People often talk about all the places you can go with a book. LeVar Burton assured me on Reading Rainbow that, partnering with a book, my imagination is unstoppable, and I can travel anywhere in time or space. I can empathize with others and learn what it’s like to be a pauper, a king, or that person next door I just didn’t quite get before.
Everyone should travel through books, with books, and to places where you can’t even take books, then write about it. But as I’ve traveled around the world and moved within the US, my yearning for settledness, or a sense of home, has intensified.
Feeling a hunger for community, identity, and home, I became engrossed in literature of displacement, particularly Irish literature. Home preoccupies many Irish writers, who have been scattered from their close-knit island across the planet, left to make sense of their identity without the help of the familiar. This struggle obviously isn’t unique to the Irish, though. Today, according to the UNHCR, over 51 million people are forcibly displaced from their homes, and millions more are unsure where to call home for other reasons. Displaced or not, we feel the longing for home, the need for settledness that we may not find even in familiar surroundings.
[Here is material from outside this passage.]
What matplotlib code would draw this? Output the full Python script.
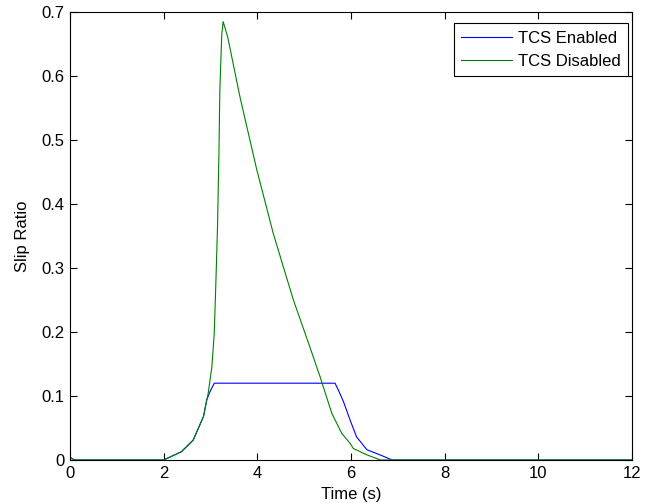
"""
Slip ratio over time, TCS enabled vs disabled (MATLAB-style plot)
"""
import matplotlib
matplotlib.use('Agg')
import matplotlib.pyplot as plt

# data
time_enabled = [0, 0.1, 2.0, 2.38, 2.63, 2.85, 2.92, 2.99, 3.08, 5.66, 5.75, 5.84,
                5.98, 6.12, 6.34, 6.62, 6.88, 12]
slip_enabled = [0.004, 0, 0, 0.013, 0.031, 0.068, 0.094, 0.107, 0.12, 0.12, 0.106, 0.091,
                0.0625, 0.036, 0.016, 0.008, 0, 0]

time_disabled = [0, 0.1, 2.0, 2.38, 2.63, 2.85, 2.95, 3.03, 3.08, 3.11, 3.15, 3.18,
                 3.2, 3.24, 3.27, 3.37, 3.63, 3.99, 4.34, 4.77, 5.12, 5.34, 5.59,
                 5.80, 5.98, 6.05, 6.34, 6.63, 12]
slip_disabled = [0.004, 0, 0, 0.013, 0.031, 0.068, 0.104, 0.146, 0.198, 0.266, 0.365,
                 0.48, 0.58, 0.664, 0.685, 0.66, 0.567, 0.453, 0.354, 0.25, 0.177,
                 0.13, 0.073, 0.042, 0.026, 0.018, 0.008, 0, 0]

x_ticks = [0, 2, 4, 6, 8, 10, 12]
y_ticks = [0, 0.1, 0.2, 0.3, 0.4, 0.5, 0.6, 0.7]
y_tick_labels = ['0', '0.1', '0.2', '0.3', '0.4', '0.5', '0.6', '0.7']

plt.rcParams['font.family'] = ['Liberation Sans', 'DejaVu Sans']

fig = plt.figure(figsize=(6.56, 5.03), dpi=100)
ax = fig.add_axes([70 / 656, 43 / 503, 562 / 656, 448 / 503])

ax.plot(time_enabled, slip_enabled, color=(0, 0, 1), linewidth=0.8, label='TCS Enabled')
ax.plot(time_disabled, slip_disabled, color=(0, 0.5, 0), linewidth=0.8, label='TCS Disabled')

ax.set_xlim(0, 12)
ax.set_ylim(0, 0.7)
ax.set_xticks(x_ticks)
ax.set_yticks(y_ticks)
ax.set_yticklabels(y_tick_labels)
ax.tick_params(direction='in', top=True, right=True, length=5, width=0.8,
               labelsize=12, pad=4)
for s in ax.spines.values():
    s.set_linewidth(0.8)

ax.set_xlabel('Time (s)', fontsize=12, labelpad=5)
ax.set_ylabel('Slip Ratio', fontsize=12, labelpad=8)

# legend box: right edge ~4px inside the axes, top ~11px below it
leg = ax.legend(loc='upper right', bbox_to_anchor=(0.9929, 0.9754), borderaxespad=0,
                fontsize=12, fancybox=False, framealpha=1, edgecolor='black',
                handlelength=3.05, handletextpad=0.35, borderpad=0.45,
                labelspacing=0.5)
leg.get_frame().set_linewidth(0.8)

fig.savefig('out.png', dpi=100)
As I leaf through the pages of the Jackson book, each image helps me piece together my home. I didn’t grow up in Jackson, but in many ways I’m finding myself here. The memories I have of each image join with the collective memories of my neighbors and others across the city, helping me know and love this place better.
When I see photographs of the Eudora Welty Commons, memories of wedding receptions I’ve attended there come back to help me piece together what was. Friends who now live across the Atlantic are suddenly back with me on that page to re-celebrate their special day and remember distant community.
On another page, I visit the Elite Restaurant, where my family used to regularly dine before attending a ballet, theater, or musical performance at Thalia Mara Hall. The cozy booths reassemble memories of good conversations, delicious food, and feelings of anticipation in this historic Jackson landmark.
This is why I can’t recommend the Jackson book enough—for long-time Jacksonians and those tasting their first sip of sweet tea, for brides and grooms starting their first home together here, and for Jackson ex-pats who need a tangible way to reconstruct home wherever in the world they find themselves.
No, you can’t really buy home in book form. But you can re-remember it, putting splintered fragments back together in your mind. And Jackson helps make home whole again.